If you are in Orkney, please come along and see our display. It will be up until the end of June 2011 in the Archive Searchroom and I hope to put a copy of it on the wavy-wall in the library soon too.

References: D31/2/5 Ernest Marwick Collection - Orkney's Other Pirate John Fullarton and D36/3/5 R.P. Fereday papers - extract from The Pirate's Who's Who by Philip Gosse, 1924.


Saturday, 7 May 2011

Which is scarier, Dr Who or Press Gangs? You decide!

Tonight's episode of Dr Who has prompted me to put up this document for you all to see about press-gangs in Orkney. It was found recently by one of our volunteers in the Balfour Collection (Reference D2/19/16) and the contents are quite shocking.

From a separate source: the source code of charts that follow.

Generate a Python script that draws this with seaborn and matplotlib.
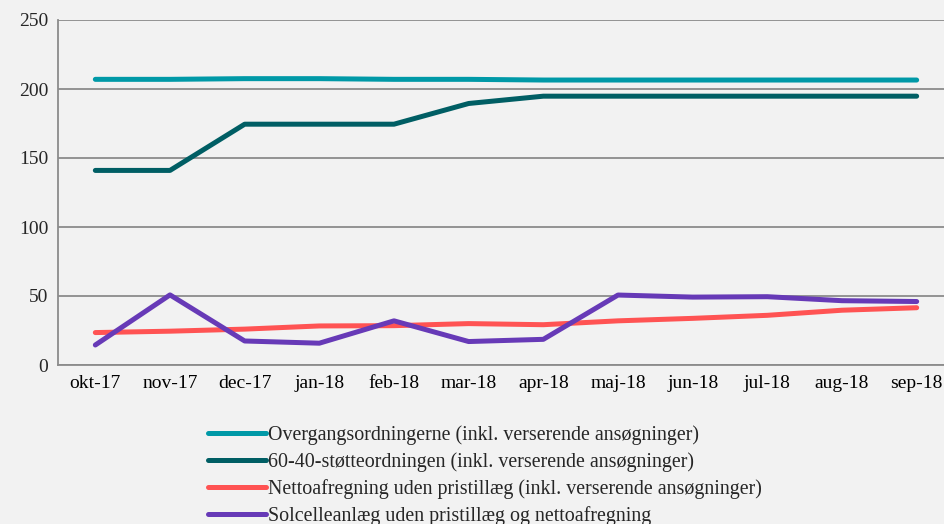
import seaborn as sns
import matplotlib.pyplot as plt
import pandas as pd
import numpy as np
from matplotlib.ticker import FixedLocator

# Data
maaneder = ["okt-17", "nov-17", "dec-17", "jan-18", "feb-18", "mar-18",
            "apr-18", "maj-18", "jun-18", "jul-18", "aug-18", "sep-18"]

overgang = [207, 207, 207.5, 207.5, 207, 207, 206.5, 206.5, 206.5, 206.5, 206.5, 206.5]
stoette_60_40 = [141, 141, 174.5, 174.5, 174.5, 189.5, 194.8, 194.8, 194.8, 194.8, 194.8, 194.8]
netto = [23.5, 24.5, 26, 28.3, 28.5, 30, 29.2, 32, 33.8, 36, 39.7, 41.5]
solcelle = [14.5, 50.8, 17.4, 15.8, 32, 17, 18.6, 50.7, 49.2, 49.5, 46.6, 46]

serie_navne = [
    "Overgangsordningerne (inkl. verserende ansøgninger)",
    "60-40-støtteordningen (inkl. verserende ansøgninger)",
    "Nettoafregning uden pristillæg (inkl. verserende ansøgninger)",
    "Solcelleanlæg uden pristillæg og nettoafregning",
]
farver = ["#0099A7", "#005E64", "#FF5353", "#673AB7"]

df = pd.DataFrame({
    "Måned": maaneder * 4,
    "Værdi": overgang + stoette_60_40 + netto + solcelle,
    "Serie": np.repeat(serie_navne, len(maaneder)),
})

bg = "#F2F2F2"
sns.set_style("white", {"axes.facecolor": bg, "figure.facecolor": bg})
plt.rcParams["font.family"] = ["Liberation Serif", "DejaVu Serif"]

fig = plt.figure(figsize=(9.44, 5.24), dpi=100)
ax = fig.add_axes([58 / 944, 1 - 365 / 524, 896 / 944, 345 / 524])

sns.lineplot(data=df, x="Måned", y="Værdi", hue="Serie", hue_order=serie_navne,
             palette=farver, linewidth=3.6, solid_capstyle="round", ax=ax,
             legend=True, sort=False)

ax.set_xlim(-0.5, 11.5)
ax.set_ylim(0, 250)
ax.set_yticks(range(0, 251, 50))
ax.set_xlabel("")
ax.set_ylabel("")

grid_col = "#8C8C8C"
ax.grid(axis="y", color=grid_col, linewidth=1.3)
ax.set_axisbelow(True)
for side in ["top", "right"]:
    ax.spines[side].set_visible(False)
ax.spines["left"].set_color(grid_col)
ax.spines["left"].set_linewidth(1.3)
ax.spines["bottom"].set_color(grid_col)
ax.spines["bottom"].set_linewidth(1.3)

ax.tick_params(axis="x", which="major", length=0, labelsize=14, pad=7, colors="black")
ax.xaxis.set_minor_locator(FixedLocator(np.arange(0.5, 11.5, 1)))
ax.tick_params(axis="x", which="minor", length=5, width=1.3, color=grid_col)
ax.tick_params(axis="y", length=5, width=1.3, color=grid_col, labelsize=14, pad=2)

handles, labels = ax.get_legend_handles_labels()
ax.get_legend().remove()
leg = fig.legend(handles, labels, loc="upper left", bbox_to_anchor=(200 / 944, 1 - 417 / 524),
                 frameon=False, fontsize=14.4, handlelength=2.9, handletextpad=0.1,
                 labelspacing=0.37, borderaxespad=0)
for line in leg.get_lines():
    line.set_linewidth(3.6)
    line.set_solid_capstyle("round")

fig.savefig("out.png", dpi=100, facecolor=bg)
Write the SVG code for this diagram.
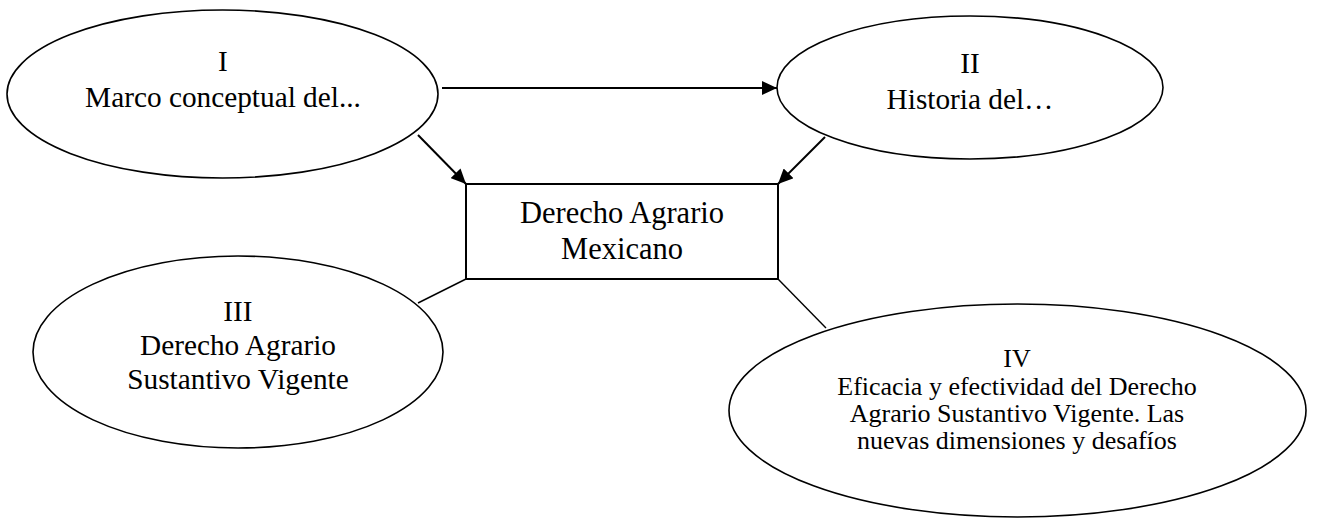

The rest of this document cannot be copied as the wax seal still holds it shut, but I have transcribed it by peering in one of the corners, the words in italics indicate handwritten inserts:

"I Do hereby Depute Lieut Wm Balfour belonging to His Majesty's Sloop Lynx under my command, to Impress Seamen, Seafaring Men and Persons whose Occupations and Callings are to work in Vessels and Boats upon Rivers, according to the Tenor of this Warrant. In Testimony whereof I have hereunto set my Hand and Seal this thirtieth day of April 1803."

In our Ernest Marwick Collection (Reference D31/1/6/15) in a transcript of a letter from Alex Skene on 6th November 1800 he states that "I assure you Sir that the impress service is to me the most unpleasant part of an officers duty and it is impossible to defend the propriety of it but on the score of necessity"

Ernest Marwick goes on to describe several places where seamen hid from the press gangs in caves and peat stacks in Orkney and of men escaping up their chimney's and hiding on cliffs.